Thursday 3 July 2014

Pastor Has Gay Cure

The reverend Frank Schiften from the Universal life ministries church of Jesus and all the prophets  in San Francisco has something to add to the Bible.
Schiften was sitting on the toilet one morning listening though the door to his wife doing her constant nagging about his spending from their joint bank account when he asked the lord for guidance.

In his own words, "I had just dropped a deuce when in my mind's eye God was talking to me, he told me that the Bible was not yet finished and I was the one to do it"  God spoke with a mid-western American accent and a slight lisp by the way. "I know you better than anyone, stop hiding who you are, females are only to be used for breeding and you have produced 2 fine children now be yourself and step out of the closet and into the light my son."

God went on to tell Mr Schiften that being homosexual was God's true gift to humanity and was the  true natural state for all men. Ghey weemen are just kidding themselves or have issues, their place in Heaven is secure but men who are straight will go straight to Hell.
 
 87% of soccer spectators have had a at least one experiment with homosexuality and think about their favourite players during sex.

Those men who join in with group male activities know they are ghey in their subconscious but refuse to face it. Satan is the one who is preventing this. 
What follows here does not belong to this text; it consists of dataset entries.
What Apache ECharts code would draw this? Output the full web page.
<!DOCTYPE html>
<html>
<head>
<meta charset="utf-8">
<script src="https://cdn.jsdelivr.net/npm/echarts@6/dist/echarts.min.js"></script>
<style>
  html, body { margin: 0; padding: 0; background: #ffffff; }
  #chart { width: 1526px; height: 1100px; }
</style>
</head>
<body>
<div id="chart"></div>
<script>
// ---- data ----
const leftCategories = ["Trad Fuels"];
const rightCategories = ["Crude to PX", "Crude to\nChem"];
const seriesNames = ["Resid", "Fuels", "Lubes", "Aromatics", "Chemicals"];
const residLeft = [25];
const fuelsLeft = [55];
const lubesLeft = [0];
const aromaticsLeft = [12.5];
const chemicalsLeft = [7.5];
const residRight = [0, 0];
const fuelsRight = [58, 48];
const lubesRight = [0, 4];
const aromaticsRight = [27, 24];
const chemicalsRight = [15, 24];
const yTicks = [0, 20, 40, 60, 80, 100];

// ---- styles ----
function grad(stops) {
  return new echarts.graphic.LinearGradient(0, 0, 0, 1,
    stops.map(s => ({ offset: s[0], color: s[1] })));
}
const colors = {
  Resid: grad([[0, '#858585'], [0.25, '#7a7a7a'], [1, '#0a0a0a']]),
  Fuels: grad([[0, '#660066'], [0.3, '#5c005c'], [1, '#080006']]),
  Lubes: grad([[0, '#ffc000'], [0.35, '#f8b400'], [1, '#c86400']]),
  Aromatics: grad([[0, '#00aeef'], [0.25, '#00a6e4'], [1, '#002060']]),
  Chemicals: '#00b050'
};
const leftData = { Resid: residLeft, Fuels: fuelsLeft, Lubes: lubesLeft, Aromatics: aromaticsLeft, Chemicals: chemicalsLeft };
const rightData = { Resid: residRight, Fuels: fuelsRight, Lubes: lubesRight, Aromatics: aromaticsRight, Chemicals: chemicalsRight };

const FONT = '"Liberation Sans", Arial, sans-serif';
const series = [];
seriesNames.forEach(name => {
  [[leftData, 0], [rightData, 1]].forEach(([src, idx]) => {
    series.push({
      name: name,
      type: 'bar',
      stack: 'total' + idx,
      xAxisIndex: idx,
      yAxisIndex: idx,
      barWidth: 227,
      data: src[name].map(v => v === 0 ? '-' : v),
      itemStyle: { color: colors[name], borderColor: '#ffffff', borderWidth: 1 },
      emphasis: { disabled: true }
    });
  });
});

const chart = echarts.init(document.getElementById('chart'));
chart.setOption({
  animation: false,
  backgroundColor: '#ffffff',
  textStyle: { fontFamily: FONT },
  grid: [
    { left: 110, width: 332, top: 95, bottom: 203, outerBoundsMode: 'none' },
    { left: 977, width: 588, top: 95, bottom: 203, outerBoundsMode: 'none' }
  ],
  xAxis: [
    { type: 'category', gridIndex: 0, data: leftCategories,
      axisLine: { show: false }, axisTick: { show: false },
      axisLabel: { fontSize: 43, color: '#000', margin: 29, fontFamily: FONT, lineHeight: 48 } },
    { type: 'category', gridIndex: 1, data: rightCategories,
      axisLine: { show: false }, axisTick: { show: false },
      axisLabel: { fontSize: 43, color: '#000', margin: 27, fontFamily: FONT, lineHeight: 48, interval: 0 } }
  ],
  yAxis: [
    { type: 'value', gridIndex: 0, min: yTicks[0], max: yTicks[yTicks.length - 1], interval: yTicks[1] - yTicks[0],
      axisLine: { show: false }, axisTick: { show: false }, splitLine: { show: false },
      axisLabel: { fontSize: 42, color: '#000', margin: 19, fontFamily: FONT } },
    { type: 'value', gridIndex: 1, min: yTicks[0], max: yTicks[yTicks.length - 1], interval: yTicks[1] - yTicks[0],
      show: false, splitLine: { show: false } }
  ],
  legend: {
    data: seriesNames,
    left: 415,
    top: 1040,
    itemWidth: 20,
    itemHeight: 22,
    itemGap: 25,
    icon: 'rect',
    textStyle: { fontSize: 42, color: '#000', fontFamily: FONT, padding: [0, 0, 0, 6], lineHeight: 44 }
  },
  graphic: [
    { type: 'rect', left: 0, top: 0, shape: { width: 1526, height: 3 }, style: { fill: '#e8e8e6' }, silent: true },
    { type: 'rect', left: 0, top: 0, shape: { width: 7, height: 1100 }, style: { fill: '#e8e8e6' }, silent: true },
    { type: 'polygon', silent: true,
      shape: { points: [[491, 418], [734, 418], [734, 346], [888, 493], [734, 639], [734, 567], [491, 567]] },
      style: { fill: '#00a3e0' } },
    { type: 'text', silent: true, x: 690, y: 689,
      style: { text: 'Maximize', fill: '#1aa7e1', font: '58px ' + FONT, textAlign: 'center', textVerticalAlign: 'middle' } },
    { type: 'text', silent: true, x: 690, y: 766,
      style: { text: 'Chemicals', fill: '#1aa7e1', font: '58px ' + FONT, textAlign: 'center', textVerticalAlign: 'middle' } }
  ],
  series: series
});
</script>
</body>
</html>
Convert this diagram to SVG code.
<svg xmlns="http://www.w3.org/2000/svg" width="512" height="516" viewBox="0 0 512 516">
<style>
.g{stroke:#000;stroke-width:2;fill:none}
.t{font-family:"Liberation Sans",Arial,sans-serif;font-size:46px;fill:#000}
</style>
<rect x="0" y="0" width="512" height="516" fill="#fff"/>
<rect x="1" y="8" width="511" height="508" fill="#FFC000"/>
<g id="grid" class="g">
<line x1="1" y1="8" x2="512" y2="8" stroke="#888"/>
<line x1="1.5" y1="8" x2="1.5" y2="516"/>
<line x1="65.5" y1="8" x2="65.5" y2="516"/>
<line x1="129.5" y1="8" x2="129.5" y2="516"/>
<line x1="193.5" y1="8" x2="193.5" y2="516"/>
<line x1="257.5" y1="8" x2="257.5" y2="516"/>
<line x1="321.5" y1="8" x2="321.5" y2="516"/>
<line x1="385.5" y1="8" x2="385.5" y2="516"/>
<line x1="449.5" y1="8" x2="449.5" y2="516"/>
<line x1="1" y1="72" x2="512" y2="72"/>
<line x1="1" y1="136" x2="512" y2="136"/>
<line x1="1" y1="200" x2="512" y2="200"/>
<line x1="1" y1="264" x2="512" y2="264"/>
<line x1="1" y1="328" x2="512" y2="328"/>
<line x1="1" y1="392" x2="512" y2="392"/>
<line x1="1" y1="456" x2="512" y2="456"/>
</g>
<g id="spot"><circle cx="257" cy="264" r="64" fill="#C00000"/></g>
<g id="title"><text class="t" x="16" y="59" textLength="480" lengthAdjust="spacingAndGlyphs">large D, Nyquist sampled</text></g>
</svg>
Schiften has typed up 3 pages of what God had told him and has demanded that it be added to any new printings of the Bible, so far church leaders have denounced this idea. Prominent French clergyman Cardinal Richelieu said, "This is preposterous, you expect us to believe that God has spoken to you rather than say,  me? You must think us stupid to to think we will fall for that, give us proof and then we'll believe, until then keep your imaginary friend to yourself."    

Well said Cardinal. Just because you said so doesn't make it true, am I right? 4/10 people hallucinate during the defecation process, it has to do with losing brain cells while pooing. A large dungie pushed out at speed will cause the loss of thousand of brain cells in one go which can cause hallucinations and phantom smells.  

 

Schiften left his wife of 18 years and now lives in a room at the back of his church with a Hispanic gardener named Jesus. He claims to be able to cure straight men through intensive scripture study and lots of oral sex. It is thought that this method will appeal to long term married men who can barely remember what a blow job is.

Schiften strokes his mustache and beard and says, "If there's hair, God wants you to put it there."